2
votes

I have a hive table(say table1) in avro file format with 1900 columns. When I query the table in hive - I am able to fetch data but when I query the same table in spark sql I am getting metastore client lost connection. Attempting to reconnect

I have also queried another hive table(say table2) in avro file format with 130 columns it's fetching data both in hive and spark.

What I observed is I can see data in hdfs location of table2 but I can't see any data in table1 hdfs location (but it's feching data when I query only in hive)

2
Are you getting the error - "Metastore client lost connection" during all the time when you query this table1 from Spark? It's worth checking HMS's and the Back-end DB's availability when you see the error.Gomz

2 Answers

0
votes
  1. Split tell you about number of mappers in MR job.
  2. It doesn’t show you the exact location from where the data had been picked.
0
votes

The below will help you to check where the data for Table1 is stored in HDFS.

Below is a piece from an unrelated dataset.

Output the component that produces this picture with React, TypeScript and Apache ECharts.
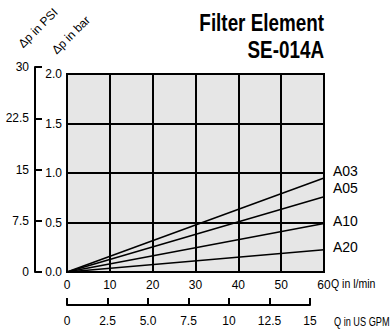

For Table 1: You can check the location of data in HDFS by running a SELECT query with WHERE conditions in Hive with MapReduce as the execution engine. Once the job is complete, you can check the map task's log of the YARN application (specifically for the text "Processing file") and find where the input data files have been taken from.

Also, try checking the location of data for both the tables present in HiveMetastore by running "SHOW CREATE TABLE ;" in hive for both the tables in Hive. From the result, try to check the "LOCATION" details.